— TASK BRIEF —
Go through the records and copy each line where the word "that" occurs.

— EXTRACTED RECORDS —
------------------------------------------------

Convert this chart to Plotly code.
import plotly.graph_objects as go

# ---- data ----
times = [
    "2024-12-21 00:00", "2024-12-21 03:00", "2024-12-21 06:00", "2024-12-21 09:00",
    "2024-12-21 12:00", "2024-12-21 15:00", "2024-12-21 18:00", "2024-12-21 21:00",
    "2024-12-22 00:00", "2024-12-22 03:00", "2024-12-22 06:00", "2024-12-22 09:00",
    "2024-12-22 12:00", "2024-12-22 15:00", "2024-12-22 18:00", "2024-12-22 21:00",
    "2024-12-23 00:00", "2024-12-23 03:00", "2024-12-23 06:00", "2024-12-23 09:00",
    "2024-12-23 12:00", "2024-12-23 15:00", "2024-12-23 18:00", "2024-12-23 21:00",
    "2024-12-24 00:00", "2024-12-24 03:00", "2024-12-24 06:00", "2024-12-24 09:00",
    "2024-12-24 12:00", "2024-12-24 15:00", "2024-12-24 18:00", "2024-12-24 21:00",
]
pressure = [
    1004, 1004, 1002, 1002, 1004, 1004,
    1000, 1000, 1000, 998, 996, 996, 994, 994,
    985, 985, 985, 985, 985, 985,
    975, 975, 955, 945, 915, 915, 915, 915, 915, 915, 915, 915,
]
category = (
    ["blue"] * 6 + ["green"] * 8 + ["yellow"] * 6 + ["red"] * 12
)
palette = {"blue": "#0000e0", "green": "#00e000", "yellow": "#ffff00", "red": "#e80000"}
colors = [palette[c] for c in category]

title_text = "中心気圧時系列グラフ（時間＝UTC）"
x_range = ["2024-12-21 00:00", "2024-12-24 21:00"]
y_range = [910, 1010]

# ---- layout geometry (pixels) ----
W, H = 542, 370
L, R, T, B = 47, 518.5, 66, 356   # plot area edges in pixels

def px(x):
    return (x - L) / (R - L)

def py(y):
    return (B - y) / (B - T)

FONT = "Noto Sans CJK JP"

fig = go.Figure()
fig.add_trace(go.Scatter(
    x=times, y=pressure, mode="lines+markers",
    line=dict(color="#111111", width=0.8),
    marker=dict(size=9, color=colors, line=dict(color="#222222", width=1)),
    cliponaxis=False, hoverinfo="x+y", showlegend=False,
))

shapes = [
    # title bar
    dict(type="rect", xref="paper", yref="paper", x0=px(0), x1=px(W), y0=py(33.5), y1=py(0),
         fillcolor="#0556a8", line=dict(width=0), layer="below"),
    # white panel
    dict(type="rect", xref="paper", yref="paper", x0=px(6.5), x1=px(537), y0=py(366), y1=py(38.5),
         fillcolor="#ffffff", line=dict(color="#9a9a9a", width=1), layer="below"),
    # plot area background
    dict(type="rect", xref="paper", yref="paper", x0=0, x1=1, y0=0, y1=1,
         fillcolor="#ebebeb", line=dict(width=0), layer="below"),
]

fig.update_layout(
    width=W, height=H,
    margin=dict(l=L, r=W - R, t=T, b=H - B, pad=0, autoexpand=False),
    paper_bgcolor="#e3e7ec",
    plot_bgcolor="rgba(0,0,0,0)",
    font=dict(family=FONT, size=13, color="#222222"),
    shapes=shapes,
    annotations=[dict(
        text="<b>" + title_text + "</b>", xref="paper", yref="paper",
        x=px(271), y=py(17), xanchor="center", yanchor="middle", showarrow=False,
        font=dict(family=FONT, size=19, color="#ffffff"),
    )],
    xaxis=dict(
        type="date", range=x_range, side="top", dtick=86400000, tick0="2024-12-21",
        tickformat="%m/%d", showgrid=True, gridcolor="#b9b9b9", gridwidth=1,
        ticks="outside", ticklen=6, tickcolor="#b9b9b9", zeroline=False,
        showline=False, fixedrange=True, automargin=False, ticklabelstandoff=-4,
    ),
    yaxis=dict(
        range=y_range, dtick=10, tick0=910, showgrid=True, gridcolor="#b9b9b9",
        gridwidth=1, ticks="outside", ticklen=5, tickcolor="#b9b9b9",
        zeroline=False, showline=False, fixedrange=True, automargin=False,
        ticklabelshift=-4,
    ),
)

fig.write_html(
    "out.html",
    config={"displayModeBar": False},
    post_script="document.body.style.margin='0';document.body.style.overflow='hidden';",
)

------------------------------------------------

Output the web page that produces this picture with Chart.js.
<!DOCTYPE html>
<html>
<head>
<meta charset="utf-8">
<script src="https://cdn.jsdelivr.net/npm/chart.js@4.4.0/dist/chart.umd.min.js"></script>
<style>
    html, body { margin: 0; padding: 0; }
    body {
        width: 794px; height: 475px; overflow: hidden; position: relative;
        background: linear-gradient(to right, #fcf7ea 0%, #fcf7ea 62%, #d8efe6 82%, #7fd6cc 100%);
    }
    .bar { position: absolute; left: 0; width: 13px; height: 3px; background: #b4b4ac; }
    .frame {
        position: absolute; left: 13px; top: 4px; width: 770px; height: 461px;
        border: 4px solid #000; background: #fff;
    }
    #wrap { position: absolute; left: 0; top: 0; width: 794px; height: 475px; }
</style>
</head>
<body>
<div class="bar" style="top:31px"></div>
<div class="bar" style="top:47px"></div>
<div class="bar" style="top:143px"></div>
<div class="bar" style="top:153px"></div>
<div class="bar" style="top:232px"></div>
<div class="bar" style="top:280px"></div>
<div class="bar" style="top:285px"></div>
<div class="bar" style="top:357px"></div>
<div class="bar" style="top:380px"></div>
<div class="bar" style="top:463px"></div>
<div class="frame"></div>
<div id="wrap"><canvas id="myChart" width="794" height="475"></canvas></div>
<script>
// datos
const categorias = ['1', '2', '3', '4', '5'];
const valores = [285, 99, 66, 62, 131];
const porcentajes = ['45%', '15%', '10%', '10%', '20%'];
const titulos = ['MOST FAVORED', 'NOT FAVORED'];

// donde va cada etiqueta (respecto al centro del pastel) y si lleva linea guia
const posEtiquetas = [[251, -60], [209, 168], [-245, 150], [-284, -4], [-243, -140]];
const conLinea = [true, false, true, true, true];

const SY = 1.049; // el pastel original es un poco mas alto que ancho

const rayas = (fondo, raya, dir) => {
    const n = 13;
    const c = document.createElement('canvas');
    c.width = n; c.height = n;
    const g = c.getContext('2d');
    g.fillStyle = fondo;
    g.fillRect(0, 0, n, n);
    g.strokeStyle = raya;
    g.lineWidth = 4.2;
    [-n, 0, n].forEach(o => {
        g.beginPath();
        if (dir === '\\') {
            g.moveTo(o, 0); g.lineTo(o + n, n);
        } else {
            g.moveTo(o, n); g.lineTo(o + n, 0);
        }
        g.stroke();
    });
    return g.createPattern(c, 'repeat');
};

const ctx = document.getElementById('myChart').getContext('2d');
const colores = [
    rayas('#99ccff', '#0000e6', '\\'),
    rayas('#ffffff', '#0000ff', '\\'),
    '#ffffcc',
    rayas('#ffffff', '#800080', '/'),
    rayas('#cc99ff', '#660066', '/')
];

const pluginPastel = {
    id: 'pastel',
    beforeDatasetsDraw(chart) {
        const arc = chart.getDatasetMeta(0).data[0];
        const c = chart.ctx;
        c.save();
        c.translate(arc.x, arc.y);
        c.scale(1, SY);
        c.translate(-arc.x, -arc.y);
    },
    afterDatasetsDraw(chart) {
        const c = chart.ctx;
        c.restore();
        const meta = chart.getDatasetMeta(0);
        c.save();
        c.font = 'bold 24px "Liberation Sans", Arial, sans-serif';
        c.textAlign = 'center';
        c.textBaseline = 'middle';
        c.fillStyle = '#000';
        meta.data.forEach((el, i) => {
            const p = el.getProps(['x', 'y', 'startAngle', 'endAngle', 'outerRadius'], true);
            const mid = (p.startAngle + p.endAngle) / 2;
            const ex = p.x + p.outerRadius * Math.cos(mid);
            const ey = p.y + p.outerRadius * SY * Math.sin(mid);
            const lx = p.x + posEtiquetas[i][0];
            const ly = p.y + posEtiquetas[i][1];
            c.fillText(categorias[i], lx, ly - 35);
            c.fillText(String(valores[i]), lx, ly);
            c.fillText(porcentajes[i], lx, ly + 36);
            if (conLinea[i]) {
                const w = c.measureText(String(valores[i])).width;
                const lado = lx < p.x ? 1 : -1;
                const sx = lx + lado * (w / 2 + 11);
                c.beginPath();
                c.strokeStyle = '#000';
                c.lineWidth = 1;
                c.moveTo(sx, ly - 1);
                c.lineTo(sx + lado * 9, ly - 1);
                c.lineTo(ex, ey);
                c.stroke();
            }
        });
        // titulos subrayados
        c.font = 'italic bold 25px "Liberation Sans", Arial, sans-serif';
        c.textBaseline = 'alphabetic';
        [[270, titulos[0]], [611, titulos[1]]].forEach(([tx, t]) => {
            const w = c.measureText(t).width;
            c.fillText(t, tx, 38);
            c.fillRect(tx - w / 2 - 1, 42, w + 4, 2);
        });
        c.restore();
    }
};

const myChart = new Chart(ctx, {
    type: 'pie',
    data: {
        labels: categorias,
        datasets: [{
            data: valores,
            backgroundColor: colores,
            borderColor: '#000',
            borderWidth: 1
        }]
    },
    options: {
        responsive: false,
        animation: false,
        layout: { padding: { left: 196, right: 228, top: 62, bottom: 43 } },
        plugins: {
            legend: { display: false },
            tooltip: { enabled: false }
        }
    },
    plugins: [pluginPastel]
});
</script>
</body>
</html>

------------------------------------------------

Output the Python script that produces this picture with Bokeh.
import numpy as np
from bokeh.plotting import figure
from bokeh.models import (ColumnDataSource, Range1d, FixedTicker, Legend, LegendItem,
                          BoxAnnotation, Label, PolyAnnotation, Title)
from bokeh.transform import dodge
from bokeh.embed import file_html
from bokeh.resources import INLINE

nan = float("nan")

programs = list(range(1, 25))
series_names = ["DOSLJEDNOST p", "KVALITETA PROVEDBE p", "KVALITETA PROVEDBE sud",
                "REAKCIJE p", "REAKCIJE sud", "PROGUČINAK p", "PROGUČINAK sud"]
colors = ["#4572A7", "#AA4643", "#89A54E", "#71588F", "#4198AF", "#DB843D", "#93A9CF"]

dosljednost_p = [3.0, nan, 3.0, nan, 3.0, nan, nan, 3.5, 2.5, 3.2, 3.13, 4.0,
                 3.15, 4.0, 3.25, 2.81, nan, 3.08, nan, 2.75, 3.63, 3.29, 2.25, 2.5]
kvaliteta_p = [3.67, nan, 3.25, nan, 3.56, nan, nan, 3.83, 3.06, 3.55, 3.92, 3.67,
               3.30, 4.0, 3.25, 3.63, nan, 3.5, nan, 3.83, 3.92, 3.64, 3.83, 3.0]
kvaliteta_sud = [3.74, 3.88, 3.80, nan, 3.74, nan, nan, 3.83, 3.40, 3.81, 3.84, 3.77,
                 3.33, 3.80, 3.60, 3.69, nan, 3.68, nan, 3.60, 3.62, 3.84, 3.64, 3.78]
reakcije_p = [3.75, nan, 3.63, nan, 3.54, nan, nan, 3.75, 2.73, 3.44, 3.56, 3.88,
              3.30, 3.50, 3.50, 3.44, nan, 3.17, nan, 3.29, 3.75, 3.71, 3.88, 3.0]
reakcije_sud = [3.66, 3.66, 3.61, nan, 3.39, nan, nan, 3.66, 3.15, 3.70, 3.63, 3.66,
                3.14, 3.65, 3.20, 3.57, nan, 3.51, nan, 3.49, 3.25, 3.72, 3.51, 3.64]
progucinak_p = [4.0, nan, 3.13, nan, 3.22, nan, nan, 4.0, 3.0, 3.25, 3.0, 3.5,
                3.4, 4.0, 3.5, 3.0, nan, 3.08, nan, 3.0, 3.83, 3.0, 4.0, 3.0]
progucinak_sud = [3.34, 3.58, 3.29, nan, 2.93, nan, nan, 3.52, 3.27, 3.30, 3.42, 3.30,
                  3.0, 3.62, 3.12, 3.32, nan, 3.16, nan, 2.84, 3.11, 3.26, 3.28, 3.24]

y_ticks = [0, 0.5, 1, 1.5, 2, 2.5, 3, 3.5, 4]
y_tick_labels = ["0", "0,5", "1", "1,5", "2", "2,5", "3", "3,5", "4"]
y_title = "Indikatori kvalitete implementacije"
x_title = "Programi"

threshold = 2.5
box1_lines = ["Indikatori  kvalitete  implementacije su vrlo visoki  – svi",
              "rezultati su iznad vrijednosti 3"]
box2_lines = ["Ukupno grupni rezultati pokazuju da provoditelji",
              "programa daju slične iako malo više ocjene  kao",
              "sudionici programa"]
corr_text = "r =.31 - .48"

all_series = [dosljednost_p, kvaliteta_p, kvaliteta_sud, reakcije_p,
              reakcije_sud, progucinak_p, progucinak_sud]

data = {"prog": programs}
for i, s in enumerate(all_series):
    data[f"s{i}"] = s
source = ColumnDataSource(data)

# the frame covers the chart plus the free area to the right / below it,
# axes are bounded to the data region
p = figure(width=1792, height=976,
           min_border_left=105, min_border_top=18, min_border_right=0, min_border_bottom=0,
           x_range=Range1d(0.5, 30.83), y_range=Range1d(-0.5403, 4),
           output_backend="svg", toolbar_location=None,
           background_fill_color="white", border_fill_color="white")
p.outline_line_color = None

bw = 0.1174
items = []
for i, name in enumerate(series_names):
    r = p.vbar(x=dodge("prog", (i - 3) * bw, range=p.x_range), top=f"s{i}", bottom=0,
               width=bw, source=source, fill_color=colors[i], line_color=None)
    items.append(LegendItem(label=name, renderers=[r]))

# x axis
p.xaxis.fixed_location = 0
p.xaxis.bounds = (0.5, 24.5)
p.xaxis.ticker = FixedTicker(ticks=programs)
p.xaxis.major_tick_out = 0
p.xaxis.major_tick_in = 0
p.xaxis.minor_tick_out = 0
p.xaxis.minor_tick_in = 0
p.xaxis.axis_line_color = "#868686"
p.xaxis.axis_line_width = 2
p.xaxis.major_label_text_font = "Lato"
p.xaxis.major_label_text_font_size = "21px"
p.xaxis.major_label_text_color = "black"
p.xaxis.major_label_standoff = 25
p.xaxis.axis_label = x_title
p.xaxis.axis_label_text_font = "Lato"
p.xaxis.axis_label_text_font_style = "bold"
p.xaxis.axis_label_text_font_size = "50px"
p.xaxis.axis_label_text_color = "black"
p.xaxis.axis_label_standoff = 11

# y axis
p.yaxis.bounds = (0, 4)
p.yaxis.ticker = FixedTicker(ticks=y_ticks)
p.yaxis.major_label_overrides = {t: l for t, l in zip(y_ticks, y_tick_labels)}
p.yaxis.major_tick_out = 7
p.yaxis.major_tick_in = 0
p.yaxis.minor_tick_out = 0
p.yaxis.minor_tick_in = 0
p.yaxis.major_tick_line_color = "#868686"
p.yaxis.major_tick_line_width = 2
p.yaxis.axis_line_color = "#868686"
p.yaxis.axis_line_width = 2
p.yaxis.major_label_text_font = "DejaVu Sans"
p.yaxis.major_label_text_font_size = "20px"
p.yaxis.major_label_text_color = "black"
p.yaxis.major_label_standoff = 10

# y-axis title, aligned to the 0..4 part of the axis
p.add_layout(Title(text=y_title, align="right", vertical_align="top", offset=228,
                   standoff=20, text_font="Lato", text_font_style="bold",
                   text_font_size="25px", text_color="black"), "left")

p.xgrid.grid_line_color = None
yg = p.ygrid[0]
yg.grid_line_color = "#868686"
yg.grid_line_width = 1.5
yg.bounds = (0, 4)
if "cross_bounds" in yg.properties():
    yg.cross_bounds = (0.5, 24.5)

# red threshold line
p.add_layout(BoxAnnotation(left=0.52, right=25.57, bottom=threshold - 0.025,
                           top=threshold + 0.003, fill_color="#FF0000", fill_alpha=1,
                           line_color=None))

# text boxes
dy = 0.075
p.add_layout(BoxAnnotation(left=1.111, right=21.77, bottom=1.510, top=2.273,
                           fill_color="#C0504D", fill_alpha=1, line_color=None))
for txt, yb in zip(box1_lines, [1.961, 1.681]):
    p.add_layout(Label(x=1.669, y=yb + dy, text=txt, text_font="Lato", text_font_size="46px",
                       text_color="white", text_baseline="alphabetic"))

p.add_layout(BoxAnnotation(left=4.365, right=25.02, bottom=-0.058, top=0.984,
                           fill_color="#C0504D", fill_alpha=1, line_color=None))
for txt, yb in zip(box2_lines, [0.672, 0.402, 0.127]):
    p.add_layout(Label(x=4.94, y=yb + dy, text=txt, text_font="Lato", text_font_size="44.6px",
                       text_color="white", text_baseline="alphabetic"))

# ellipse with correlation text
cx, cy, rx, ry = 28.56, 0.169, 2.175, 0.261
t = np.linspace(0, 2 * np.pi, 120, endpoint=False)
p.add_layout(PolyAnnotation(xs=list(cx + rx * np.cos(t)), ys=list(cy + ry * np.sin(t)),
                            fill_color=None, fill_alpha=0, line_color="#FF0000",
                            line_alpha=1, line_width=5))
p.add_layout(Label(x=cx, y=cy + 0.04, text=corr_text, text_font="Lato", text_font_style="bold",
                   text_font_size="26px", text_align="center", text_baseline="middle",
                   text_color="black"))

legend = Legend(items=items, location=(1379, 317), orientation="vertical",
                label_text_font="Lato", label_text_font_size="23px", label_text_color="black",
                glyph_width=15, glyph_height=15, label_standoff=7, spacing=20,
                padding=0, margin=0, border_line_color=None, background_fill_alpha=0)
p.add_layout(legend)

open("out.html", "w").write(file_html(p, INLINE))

------------------------------------------------

— REPLY —
Output the web page that produces this picture with Chart.js.
Output the Python script that produces this picture with Bokeh.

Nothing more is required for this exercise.